District residents will vote on a $25.1 million referendum to renovate facilities at the school with upgrades that administrators and school board members say are desperately needed. The project would include demolishing the portions of the school constructed in 1924 and 1946 that superintendent Kyle Luedtke said are no longer adequate for modern education.
“Renovating those sections to bring them up to modern codes and standards would be cost-prohibitive,” Luedtke said. “Structurally, this building is not up to today’s standards.”
The new sections would house special education and elementary classrooms, as well as new homes for industrial arts, exploratory, and fab lab (a digital fabrication lab for design and construction).
The school got a big boost Oct. 15 when Therma-Tron-X, Inc., a local manufacturing company that specializes in industrial finishing systems, water treatment and wastewater treatment systems, announced it will donate $2 million to the Sevastopol School District to enhance the technology education rooms, fab labs, and science wing. The donation is contingent on the district passing both the facilities and the operational referendum.
“They’re a local company and they believe in our school and we’re thrilled to have both a donor and a business partner,” Luedtke said.
“If we can have a homegrown workforce for them, and they can offer workers a quality of life and a great living, it’s a win for everybody.”

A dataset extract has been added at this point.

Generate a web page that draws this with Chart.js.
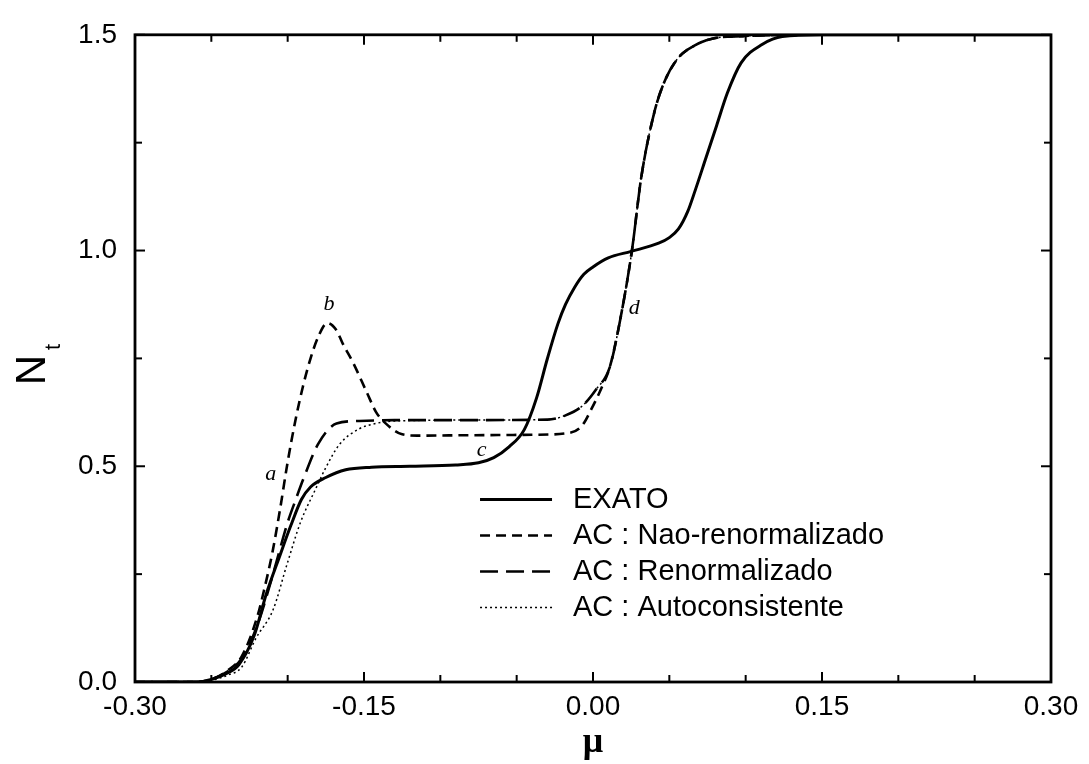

“Therma-Tron-X prides itself on its strong commitment to the community,” said Brad M. Andreae, president/COO at Therma-Tron-X. “With all the exciting school updates proposed in the upcoming referendum, we wanted to invest in the future of not only the students, but our workforce and local economy. Hopefully this donation will encourage others to donate and more importantly encourage the community to get out and vote to support the referendum.”
The school would also get significant safety and security upgrades through the referendum funding, including a new elementary school secure entrance to control visitor access. If approved the project would be completed in 2021. The project is a drastically scaled back version of plans the school has discussed since 2013 that initially called for building a completely new school for $57 million.
The tax impact for the $25 million school project would be approximately $120 annually on a $100,000 home.
That won’t be the only Sevastopol School question on the ballot. The district is also seeking approval of a $2 million operational referendum for each of the next two school years. That referendum would fund educational and maintenance expenses at the school in excess of the state-imposed revenue limits that have been in place since 1993.
“This is now the manner in which we fund our schools,” Luedtke said. “Our four referendums have all passed by 72 percent or greater. The people of our district have invested in this school in the past and I would anticipate they will in the future.”
Schools in Door County and throughout the state have been forced to fund programs through referendums in large part due to declining enrollment. The state’s funding formula reduces state aid on a per pupil basis when enrollment declines, but for schools, costs don’t drop at the same rate.
Sevastopol enrollment peaked at 689 students in 1996-97, and has dropped steadily ever since, to 599 students today. Thirty-two of those students are in 4-year-old kindergarten, which didn’t exist at Sevastopol in 1996-97.
Enrollment at Door County’s five school districts declined by 1,077 students from 1997 to 2016. But school boards, administrators and residents have shown little interest in consolidation due to school pride, potential expenses, and in part due to practical concerns.
Luedtke said Gibraltar School District was not interested in taking part in consolidation talks, and discussions with Sturgeon Bay determined it wasn’t practical. Enrollment at the schools has not shrunk enough that there would be enough space to eliminate one of the three, and Luedtke said the 10-year projection is for the Sevastopol district to maintain more than 500 students.
“If down the road we need to consolidate, they’d still use this facility, because neither Gibraltar or Sturgeon Bay can handle all of our students at this time,” he said. Politically there has been little push for consolidation from Sevastopol residents.
“We’re not interested in consolidating because we lose our tradition and our identity,” Luedtke said. “We’re the Pioneers, and no one is interested in that disappearing.”
The operational referendum would add $33 in taxes per $100,000 in home value per year.